Detailed Notes on Hashing
### Introduction to Hash Tables
- **Comparison-based Models**: Traditional searching methods like binary search rely on
comparisons, which take O(log n)
time for searching in sorted data. The question arises: Can we do better?
- **Comparison model**: In this model, keys are only compared, and it's proven that any algorithm
using this model
must take at least O(log n) time.
- **Improvement**: By going beyond comparison models, we can achieve faster operations. For
example, using **hashing**
allows us to search, insert, and delete items in O(1) time.
### Basics of Hashing
- **Hash Function**: A hash function is used to map keys to integers, typically within a fixed interval
[0, N-1],
where N is the size of the hash table.
- **Example**: For integer keys, a simple hash function could be h(x) = x mod N, where N is the
size of the array (hash table).
- **Hash Value**: The output of the hash function for a given key is called the **hash value**. For
instance, if x = 15
and N = 10, the hash value is 15 mod 10 = 5.
- **Hash Table**: It consists of:
- A **hash function** to compute indices.
- An **array** (or table) of size N.
When storing an item, the key is hashed to determine its index in the table.
### Example of a Hash Table
- Imagine we want to store people's Aadhar (ID) numbers along with their names. A simple way to
do this is by using a
hash function that takes the last four digits of the Aadhar number as the hash value. For instance,
the Aadhar number
"451-229-0004" would be stored at index 0004.

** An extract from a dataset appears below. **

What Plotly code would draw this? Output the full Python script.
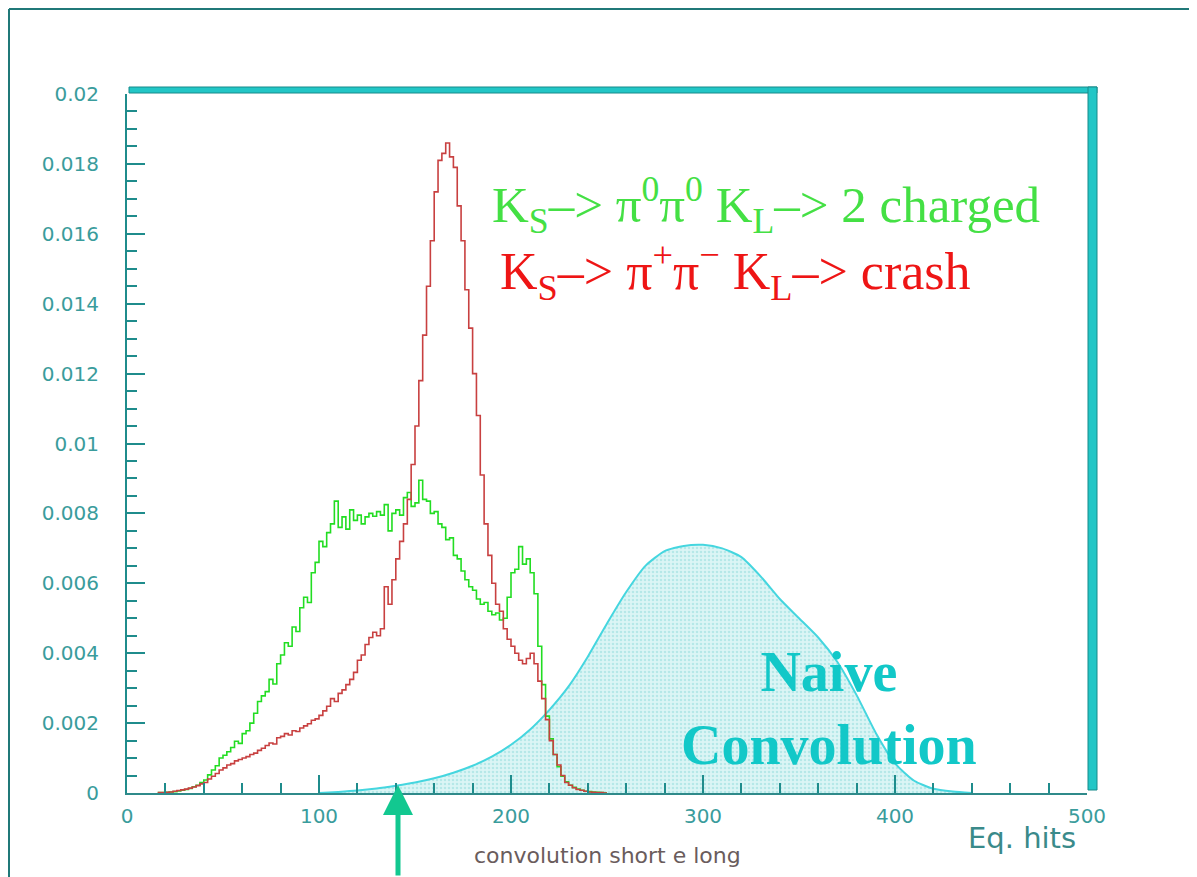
import numpy as np
import plotly.graph_objects as go

# ---------------- data (values in units of 1e-3) ----------------
BIN_START = 16
BIN_WIDTH = 2
green_vals = [
    0.01, 0.01, 0.02, 0.03, 0.04, 0.06, 0.08, 0.10, 0.13, 0.18,
    0.22, 0.30, 0.37, 0.52, 0.66, 0.78, 1.00, 1.08, 1.18, 1.30,
    1.48, 1.42, 1.70, 1.78, 2.00, 2.28, 2.62, 2.78, 2.90, 3.25,
    3.12, 3.70, 3.95, 4.30, 4.20, 4.75, 4.62, 5.30, 5.60, 5.45,
    6.30, 6.60, 7.20, 7.05, 7.45, 7.70, 8.35, 7.60, 7.90, 7.55,
    8.10, 7.80, 7.95, 7.70, 7.90, 8.00, 7.92, 8.05, 7.95, 8.25,
    7.50, 8.00, 8.10, 7.95, 8.45, 8.60, 8.20, 8.30, 8.95, 8.40,
    8.35, 8.00, 8.05, 7.70, 7.60, 7.25, 7.30, 6.80, 6.70, 6.35,
    6.10, 5.90, 5.80, 5.55, 5.40, 5.45, 5.20, 5.10, 5.15, 4.95,
    5.00, 5.60, 6.30, 6.40, 7.05, 6.55, 6.70, 6.30, 5.70, 4.20,
    3.10, 2.20, 1.55, 1.10, 0.75, 0.48, 0.32, 0.22, 0.16, 0.11,
    0.08, 0.05, 0.04, 0.03, 0.02, 0.01, 0.00,
]
red_vals = [
    0.01, 0.01, 0.02, 0.03, 0.05, 0.07, 0.09, 0.11, 0.14, 0.17,
    0.21, 0.26, 0.30, 0.40, 0.48, 0.56, 0.66, 0.72, 0.80, 0.84,
    0.92, 0.96, 1.00, 1.04, 1.10, 1.14, 1.22, 1.28, 1.36, 1.43,
    1.40, 1.58, 1.62, 1.70, 1.66, 1.78, 1.76, 1.86, 1.92, 1.98,
    2.08, 2.12, 2.22, 2.35, 2.48, 2.70, 2.62, 2.85, 2.95, 3.10,
    3.25, 3.45, 3.80, 3.95, 4.25, 4.45, 4.60, 4.50, 4.70, 5.90,
    5.40, 6.10, 6.70, 7.20, 7.70, 8.40, 9.40, 10.50, 11.80, 13.10,
    14.50, 15.80, 17.20, 18.10, 18.30, 18.60, 18.20, 17.90, 16.80, 15.80,
    14.40, 13.30, 12.00, 10.80, 9.10, 7.70, 6.80, 6.00, 5.40, 5.20,
    4.70, 4.40, 4.20, 4.00, 3.80, 3.70, 3.85, 4.00, 3.70, 3.20,
    2.70, 2.10, 1.50, 1.10, 0.80, 0.50, 0.30, 0.22, 0.15, 0.10,
    0.08, 0.05, 0.03, 0.02, 0.01, 0.01, 0.00,
]
conv_x = [100, 110, 120, 130, 140, 150, 160, 170, 180, 190, 200, 210, 220,
          230, 240, 250, 260, 270, 280, 290, 300, 310, 320, 330, 340, 350,
          360, 370, 380, 390, 400, 410, 420, 430, 440]
conv_vals = [0.0, 0.03, 0.07, 0.13, 0.21, 0.30, 0.42, 0.58, 0.78, 1.04, 1.38,
             1.82, 2.38, 3.05, 3.90, 4.85, 5.75, 6.50, 6.92, 7.07, 7.10, 7.00,
             6.75, 6.20, 5.55, 5.00, 4.45, 3.75, 2.80, 1.72, 0.85, 0.35, 0.12,
             0.04, 0.0]
SCALE = 1e-3

x_ticks = [0, 100, 200, 300, 400, 500]
y_ticks = [0, 0.002, 0.004, 0.006, 0.008, 0.01, 0.012, 0.014, 0.016, 0.018, 0.02]
y_ticklabels = ["0", "0.002", "0.004", "0.006", "0.008", "0.01", "0.012",
                "0.014", "0.016", "0.018", "0.02"]

# ---------------- layout geometry (reference pixel space) ----------------
W, H = 1197, 877
OFF = 8                      # page body margin
L, R, T, B = 127, 1087, 94, 793


def px(xp):
    return (xp - L) / (R - L)


def py(yp):
    return (B - yp) / (B - T)


def step_xy(vals):
    xs = [BIN_START + BIN_WIDTH * i for i in range(len(vals))]
    xs.append(xs[-1] + BIN_WIDTH)
    ys = [v * SCALE for v in vals] + [0.0]
    return xs, ys


fig = go.Figure()

fig.add_trace(go.Scatter(
    x=conv_x, y=[v * SCALE for v in conv_vals], mode="lines",
    line=dict(color="#45d6df", width=2, shape="spline", smoothing=0.6),
    fill="tozeroy", fillcolor="rgba(200,240,242,0.9)",
    fillpattern=dict(shape=".", fgcolor="#8fdcdc", bgcolor="#dcf5f5",
                     size=4, solidity=0.35),
    hoverinfo="skip", showlegend=False))

gx, gy = step_xy(green_vals)
fig.add_trace(go.Scatter(x=gx, y=gy, mode="lines",
                         line=dict(color="#22dd22", width=1.6, shape="hv"),
                         showlegend=False))
rx, ry = step_xy(red_vals)
fig.add_trace(go.Scatter(x=rx, y=ry, mode="lines",
                         line=dict(color="#c84040", width=1.6, shape="hv"),
                         showlegend=False))

axis_col = "#1f8c8c"
tick_font = dict(family="DejaVu Sans", size=20, color="#3a9c9c")

fig.update_xaxes(range=[0, 500], tickvals=x_ticks, ticks="inside", ticklen=18,
                 tickwidth=2, tickcolor=axis_col, showline=True, linecolor="#2f8a8a",
                 linewidth=2, showgrid=False, zeroline=False, tickfont=tick_font,
                 ticklabelstandoff=4,
                 minor=dict(dtick=20, ticks="inside", ticklen=10, tickwidth=2,
                            tickcolor=axis_col, showgrid=False))
fig.update_yaxes(range=[0, 0.02], tickvals=y_ticks, ticktext=y_ticklabels,
                 ticks="inside", ticklen=18, tickwidth=2, tickcolor=axis_col,
                 showline=True, linecolor=axis_col, linewidth=2, showgrid=False,
                 zeroline=False, tickfont=tick_font, ticklabelstandoff=22,
                 minor=dict(dtick=0.0005, ticks="inside", ticklen=10, tickwidth=2,
                            tickcolor=axis_col, showgrid=False))

shapes = [
    # outer frame (left and top)
    dict(type="line", xref="paper", yref="paper", x0=px(9), x1=px(9),
         y0=py(9), y1=py(H + 5), line=dict(color="#207878", width=2)),
    dict(type="line", xref="paper", yref="paper", x0=px(9), x1=px(W + 5),
         y0=py(9), y1=py(9), line=dict(color="#207878", width=2)),
    # 3D frame bands (top and right)
    dict(type="rect", xref="paper", yref="paper", x0=px(129), x1=px(1097),
         y0=py(93), y1=py(87), fillcolor="#22c6c6",
         line=dict(color="#168a8a", width=1)),
    dict(type="rect", xref="paper", yref="paper", x0=px(1088), x1=px(1097),
         y0=py(790), y1=py(87), fillcolor="#22c6c6",
         line=dict(color="#168a8a", width=1)),
]

serif = "Liberation Serif"
annotations = [
    dict(xref="paper", yref="paper", x=px(490), y=py(205), xanchor="left",
         yanchor="middle", showarrow=False,
         text="K<sub>S</sub>\u2013> \u03c0<sup>0</sup>\u03c0<sup>0</sup> K<sub>L</sub>\u2013> 2 charged",
         font=dict(family=serif, size=51, color="#44e044")),
    dict(xref="paper", yref="paper", x=px(498), y=py(271), xanchor="left",
         yanchor="middle", showarrow=False,
         text="K<sub>S</sub>\u2013> \u03c0<sup>+</sup>\u03c0<sup>\u2212</sup> K<sub>L</sub>\u2013> crash",
         font=dict(family=serif, size=52, color="#ee1515")),
    dict(xref="paper", yref="paper", x=px(829), y=py(708), xanchor="center",
         yanchor="middle", showarrow=False,
         text="<b>Naive</b><br><b>Convolution</b>",
         font=dict(family=serif, size=56, color="#12c8c8")),
    dict(xref="paper", yref="paper", x=px(1022), y=py(838), xanchor="center",
         yanchor="middle", showarrow=False, text="Eq. hits",
         font=dict(family="DejaVu Sans", size=29, color="#3a8a8a")),
    dict(xref="paper", yref="paper", x=px(607), y=py(855), xanchor="center",
         yanchor="middle", showarrow=False, text="convolution short e long",
         font=dict(family="DejaVu Sans", size=22, color="#6a5c5c")),
    # arrow
    dict(xref="paper", yref="paper", x=px(398), y=py(785), ax=0, ay=92,
         showarrow=True, arrowhead=2,
         arrowsize=1.2, arrowwidth=5, arrowcolor="#12c890", text=""),
]

fig.update_layout(width=W - OFF, height=H - OFF,
                  margin=dict(l=L - OFF, r=W - R, t=T - OFF, b=H - B),
                  paper_bgcolor="white", plot_bgcolor="white",
                  shapes=shapes, annotations=annotations, showlegend=False)

fig.write_html("out.html")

- **Size of the table**: Here, we assume the table size N = 10,000, and the hash function is defined
as h(x) = last four
digits of x.
### Hash Function Breakdown
A hash function is often made up of two parts:
1. **Hash Code**: Maps keys to integers.
2. **Compression Function**: Converts those integers into indices within the bounds of the table [0,
N - 1].
- **Example**: If you use a hash function like h(x) = h_2(h_1(x)), the hash code is applied first, and
then the compression
function is applied to ensure the result is within the table size.
### Handling Collisions
When two keys hash to the same index, a **collision** occurs. Several strategies exist to handle
collisions:
1. **Separate Chaining**: Each cell in the hash table points to a linked list of entries that hash to the
same index.
2. **Linear Probing**: If a collision occurs, the algorithm looks for the next available cell (probing) in
a circular manner.
3. **Double Hashing**: A secondary hash function determines how far to jump when resolving
collisions.
### Performance of Hashing
- In the worst case (when all keys collide), operations like search, insert, and delete could take O(n)
time.
- **Load Factor** alpha = n/N, where n is the number of items, and N is the table size. As the load
factor increases
(closer to 1), the chance of collisions increases, reducing performance.
- In practice, hashing is very efficient, provided the load factor is kept under control (e.g., less than
100%).
### Applications of Hashing
Hash tables are widely used in areas like:
- Small databases.
- Caching systems (e.g., web browser caches).
- Algorithms that detect duplicates or find distinct elements in large datasets.